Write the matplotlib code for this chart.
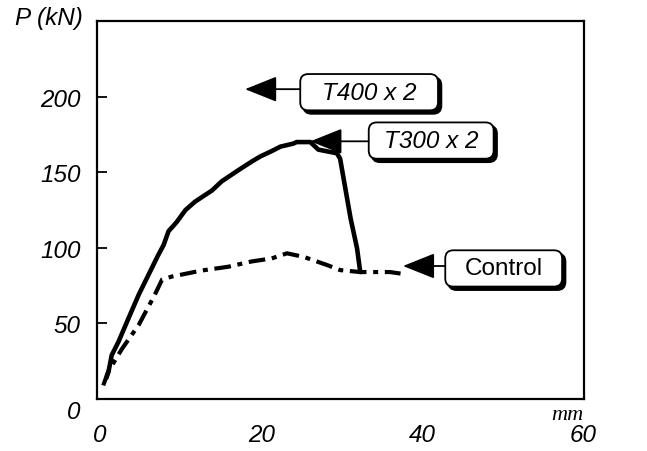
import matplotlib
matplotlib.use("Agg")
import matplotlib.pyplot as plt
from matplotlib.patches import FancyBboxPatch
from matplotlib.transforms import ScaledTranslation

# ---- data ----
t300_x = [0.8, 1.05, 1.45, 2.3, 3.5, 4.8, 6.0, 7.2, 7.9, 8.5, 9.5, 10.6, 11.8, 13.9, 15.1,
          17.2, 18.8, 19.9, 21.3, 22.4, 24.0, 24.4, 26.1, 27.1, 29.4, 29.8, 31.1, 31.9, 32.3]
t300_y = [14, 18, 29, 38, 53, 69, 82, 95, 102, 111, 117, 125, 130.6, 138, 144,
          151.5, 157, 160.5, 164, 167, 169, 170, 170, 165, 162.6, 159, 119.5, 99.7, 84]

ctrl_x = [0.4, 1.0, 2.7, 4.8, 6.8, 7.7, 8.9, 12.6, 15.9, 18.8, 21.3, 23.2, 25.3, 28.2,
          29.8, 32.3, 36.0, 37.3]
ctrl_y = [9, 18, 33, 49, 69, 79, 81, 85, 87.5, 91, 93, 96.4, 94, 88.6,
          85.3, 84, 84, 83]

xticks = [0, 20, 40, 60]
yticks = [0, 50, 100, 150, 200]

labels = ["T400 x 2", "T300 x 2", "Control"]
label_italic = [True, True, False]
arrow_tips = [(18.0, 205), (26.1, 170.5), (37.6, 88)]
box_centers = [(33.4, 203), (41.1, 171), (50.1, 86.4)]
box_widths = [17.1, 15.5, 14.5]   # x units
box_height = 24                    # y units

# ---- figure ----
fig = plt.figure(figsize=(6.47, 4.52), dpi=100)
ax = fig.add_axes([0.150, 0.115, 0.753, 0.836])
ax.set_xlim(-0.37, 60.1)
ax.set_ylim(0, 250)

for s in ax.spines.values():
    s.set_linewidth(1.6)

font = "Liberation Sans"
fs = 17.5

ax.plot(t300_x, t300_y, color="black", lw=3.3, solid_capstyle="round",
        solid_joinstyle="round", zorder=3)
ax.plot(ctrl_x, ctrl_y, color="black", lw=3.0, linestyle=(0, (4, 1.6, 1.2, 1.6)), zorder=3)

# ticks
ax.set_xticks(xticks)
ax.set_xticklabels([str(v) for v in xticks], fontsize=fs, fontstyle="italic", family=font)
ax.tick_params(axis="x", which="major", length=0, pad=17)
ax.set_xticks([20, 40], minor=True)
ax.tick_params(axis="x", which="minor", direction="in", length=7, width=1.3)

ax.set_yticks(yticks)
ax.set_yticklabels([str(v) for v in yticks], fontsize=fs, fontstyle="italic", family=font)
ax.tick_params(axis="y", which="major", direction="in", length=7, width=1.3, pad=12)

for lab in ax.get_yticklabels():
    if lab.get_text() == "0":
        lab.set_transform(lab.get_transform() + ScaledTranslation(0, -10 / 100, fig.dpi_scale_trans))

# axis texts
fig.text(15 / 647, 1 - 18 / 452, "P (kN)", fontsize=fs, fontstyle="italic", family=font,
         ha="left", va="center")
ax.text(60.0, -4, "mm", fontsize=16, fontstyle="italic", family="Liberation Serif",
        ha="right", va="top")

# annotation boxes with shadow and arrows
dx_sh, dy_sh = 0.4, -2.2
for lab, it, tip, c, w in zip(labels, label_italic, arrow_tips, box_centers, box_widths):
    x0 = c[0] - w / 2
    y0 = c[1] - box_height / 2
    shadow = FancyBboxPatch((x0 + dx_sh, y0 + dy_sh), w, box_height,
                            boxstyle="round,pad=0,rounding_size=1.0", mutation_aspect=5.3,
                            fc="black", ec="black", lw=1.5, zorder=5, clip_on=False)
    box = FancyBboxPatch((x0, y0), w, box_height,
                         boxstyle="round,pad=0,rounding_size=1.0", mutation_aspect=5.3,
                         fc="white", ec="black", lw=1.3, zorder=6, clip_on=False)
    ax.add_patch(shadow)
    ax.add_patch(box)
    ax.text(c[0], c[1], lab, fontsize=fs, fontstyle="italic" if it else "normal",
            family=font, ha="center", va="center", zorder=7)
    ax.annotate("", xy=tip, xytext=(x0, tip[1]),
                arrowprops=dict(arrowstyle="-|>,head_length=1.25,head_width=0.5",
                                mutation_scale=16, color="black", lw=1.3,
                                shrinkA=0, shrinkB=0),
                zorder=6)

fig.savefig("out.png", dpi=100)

────────────────

» **Given task**
Copy out each line exactly, without the pictures.

» **Output**
Write the matplotlib code for this chart.
import matplotlib
matplotlib.use("Agg")
import matplotlib.pyplot as plt
from matplotlib.patches import FancyBboxPatch
from matplotlib.transforms import ScaledTranslation

# ---- data ----
t300_x = [0.8, 1.05, 1.45, 2.3, 3.5, 4.8, 6.0, 7.2, 7.9, 8.5, 9.5, 10.6, 11.8, 13.9, 15.1,
          17.2, 18.8, 19.9, 21.3, 22.4, 24.0, 24.4, 26.1, 27.1, 29.4, 29.8, 31.1, 31.9, 32.3]
t300_y = [14, 18, 29, 38, 53, 69, 82, 95, 102, 111, 117, 125, 130.6, 138, 144,
          151.5, 157, 160.5, 164, 167, 169, 170, 170, 165, 162.6, 159, 119.5, 99.7, 84]

ctrl_x = [0.4, 1.0, 2.7, 4.8, 6.8, 7.7, 8.9, 12.6, 15.9, 18.8, 21.3, 23.2, 25.3, 28.2,
          29.8, 32.3, 36.0, 37.3]
ctrl_y = [9, 18, 33, 49, 69, 79, 81, 85, 87.5, 91, 93, 96.4, 94, 88.6,
          85.3, 84, 84, 83]

xticks = [0, 20, 40, 60]
yticks = [0, 50, 100, 150, 200]

labels = ["T400 x 2", "T300 x 2", "Control"]
label_italic = [True, True, False]
arrow_tips = [(18.0, 205), (26.1, 170.5), (37.6, 88)]
box_centers = [(33.4, 203), (41.1, 171), (50.1, 86.4)]
box_widths = [17.1, 15.5, 14.5]   # x units
box_height = 24                    # y units

# ---- figure ----
fig = plt.figure(figsize=(6.47, 4.52), dpi=100)
ax = fig.add_axes([0.150, 0.115, 0.753, 0.836])
ax.set_xlim(-0.37, 60.1)
ax.set_ylim(0, 250)

for s in ax.spines.values():
    s.set_linewidth(1.6)

font = "Liberation Sans"
fs = 17.5

ax.plot(t300_x, t300_y, color="black", lw=3.3, solid_capstyle="round",
        solid_joinstyle="round", zorder=3)
ax.plot(ctrl_x, ctrl_y, color="black", lw=3.0, linestyle=(0, (4, 1.6, 1.2, 1.6)), zorder=3)

# ticks
ax.set_xticks(xticks)
ax.set_xticklabels([str(v) for v in xticks], fontsize=fs, fontstyle="italic", family=font)
ax.tick_params(axis="x", which="major", length=0, pad=17)
ax.set_xticks([20, 40], minor=True)
ax.tick_params(axis="x", which="minor", direction="in", length=7, width=1.3)

ax.set_yticks(yticks)
ax.set_yticklabels([str(v) for v in yticks], fontsize=fs, fontstyle="italic", family=font)
ax.tick_params(axis="y", which="major", direction="in", length=7, width=1.3, pad=12)

for lab in ax.get_yticklabels():
    if lab.get_text() == "0":
        lab.set_transform(lab.get_transform() + ScaledTranslation(0, -10 / 100, fig.dpi_scale_trans))

# axis texts
fig.text(15 / 647, 1 - 18 / 452, "P (kN)", fontsize=fs, fontstyle="italic", family=font,
         ha="left", va="center")
ax.text(60.0, -4, "mm", fontsize=16, fontstyle="italic", family="Liberation Serif",
        ha="right", va="top")

# annotation boxes with shadow and arrows
dx_sh, dy_sh = 0.4, -2.2
for lab, it, tip, c, w in zip(labels, label_italic, arrow_tips, box_centers, box_widths):
    x0 = c[0] - w / 2
    y0 = c[1] - box_height / 2
    shadow = FancyBboxPatch((x0 + dx_sh, y0 + dy_sh), w, box_height,
                            boxstyle="round,pad=0,rounding_size=1.0", mutation_aspect=5.3,
                            fc="black", ec="black", lw=1.5, zorder=5, clip_on=False)
    box = FancyBboxPatch((x0, y0), w, box_height,
                         boxstyle="round,pad=0,rounding_size=1.0", mutation_aspect=5.3,
                         fc="white", ec="black", lw=1.3, zorder=6, clip_on=False)
    ax.add_patch(shadow)
    ax.add_patch(box)
    ax.text(c[0], c[1], lab, fontsize=fs, fontstyle="italic" if it else "normal",
            family=font, ha="center", va="center", zorder=7)
    ax.annotate("", xy=tip, xytext=(x0, tip[1]),
                arrowprops=dict(arrowstyle="-|>,head_length=1.25,head_width=0.5",
                                mutation_scale=16, color="black", lw=1.3,
                                shrinkA=0, shrinkB=0),
                zorder=6)

fig.savefig("out.png", dpi=100)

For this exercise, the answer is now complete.